▸ Problem description: Take the listing from its first line through the line that contains "import plotly.graph_objects as go" and please retype those lines exactly, leaving out the pictures.

▸ Data provided:
□ □ □ □
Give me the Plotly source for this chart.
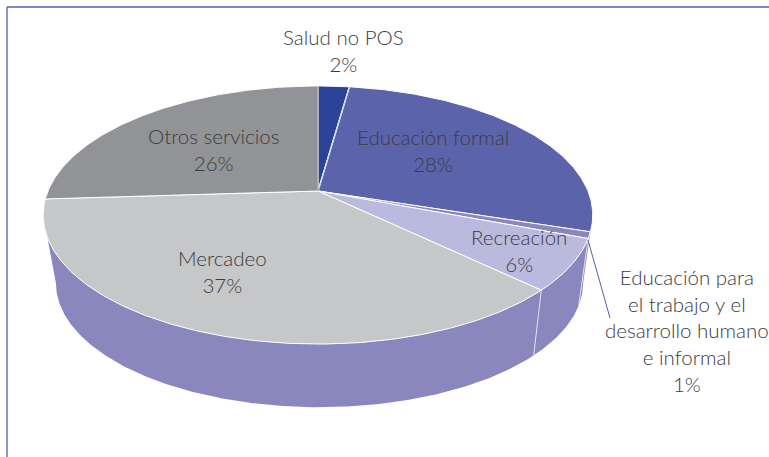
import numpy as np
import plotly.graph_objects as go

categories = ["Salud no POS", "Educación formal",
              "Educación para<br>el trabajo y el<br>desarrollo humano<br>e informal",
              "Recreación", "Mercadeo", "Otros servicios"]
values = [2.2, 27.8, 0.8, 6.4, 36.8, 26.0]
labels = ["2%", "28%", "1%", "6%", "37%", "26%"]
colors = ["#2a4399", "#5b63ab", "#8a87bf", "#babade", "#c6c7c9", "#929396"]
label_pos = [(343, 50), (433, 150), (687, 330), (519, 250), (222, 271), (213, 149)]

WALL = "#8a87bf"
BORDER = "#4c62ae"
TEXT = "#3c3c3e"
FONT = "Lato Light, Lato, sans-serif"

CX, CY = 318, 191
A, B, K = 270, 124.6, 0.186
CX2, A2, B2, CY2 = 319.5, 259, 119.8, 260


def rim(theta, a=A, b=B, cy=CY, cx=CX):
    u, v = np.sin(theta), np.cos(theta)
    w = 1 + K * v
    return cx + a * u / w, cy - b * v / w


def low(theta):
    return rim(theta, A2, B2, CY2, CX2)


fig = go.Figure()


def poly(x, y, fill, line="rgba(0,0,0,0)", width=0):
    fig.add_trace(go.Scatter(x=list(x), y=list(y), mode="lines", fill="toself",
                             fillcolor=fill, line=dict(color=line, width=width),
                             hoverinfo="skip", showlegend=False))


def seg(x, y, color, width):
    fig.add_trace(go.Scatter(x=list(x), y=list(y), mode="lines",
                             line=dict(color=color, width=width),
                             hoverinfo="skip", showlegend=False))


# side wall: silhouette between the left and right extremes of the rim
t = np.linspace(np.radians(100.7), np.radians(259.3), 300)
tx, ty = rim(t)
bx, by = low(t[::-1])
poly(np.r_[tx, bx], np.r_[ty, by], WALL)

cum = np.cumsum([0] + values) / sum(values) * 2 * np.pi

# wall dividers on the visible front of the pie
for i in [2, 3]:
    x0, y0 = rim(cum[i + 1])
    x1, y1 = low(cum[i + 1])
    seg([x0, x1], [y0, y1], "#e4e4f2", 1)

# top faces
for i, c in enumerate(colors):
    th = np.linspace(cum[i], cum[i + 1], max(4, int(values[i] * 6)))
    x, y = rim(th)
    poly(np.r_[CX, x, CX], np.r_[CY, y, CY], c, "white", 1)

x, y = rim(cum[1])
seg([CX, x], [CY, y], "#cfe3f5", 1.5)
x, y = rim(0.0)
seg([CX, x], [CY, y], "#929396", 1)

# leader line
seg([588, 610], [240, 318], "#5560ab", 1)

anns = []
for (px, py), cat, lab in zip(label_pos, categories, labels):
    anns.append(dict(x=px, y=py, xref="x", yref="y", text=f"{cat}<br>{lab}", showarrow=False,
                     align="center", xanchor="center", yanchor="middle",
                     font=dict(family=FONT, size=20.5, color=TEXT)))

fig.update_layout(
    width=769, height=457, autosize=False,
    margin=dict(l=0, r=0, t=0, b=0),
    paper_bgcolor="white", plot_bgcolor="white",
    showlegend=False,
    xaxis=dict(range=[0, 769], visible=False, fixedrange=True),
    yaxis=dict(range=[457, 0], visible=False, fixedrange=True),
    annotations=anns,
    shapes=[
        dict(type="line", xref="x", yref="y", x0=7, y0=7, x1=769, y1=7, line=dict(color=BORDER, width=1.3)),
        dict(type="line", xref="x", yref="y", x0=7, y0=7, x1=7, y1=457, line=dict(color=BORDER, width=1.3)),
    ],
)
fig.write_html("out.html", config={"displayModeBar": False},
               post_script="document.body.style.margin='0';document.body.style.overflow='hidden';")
□ □ □ □
▸ Expected answer:
Give me the Plotly source for this chart.
import numpy as np
import plotly.graph_objects as go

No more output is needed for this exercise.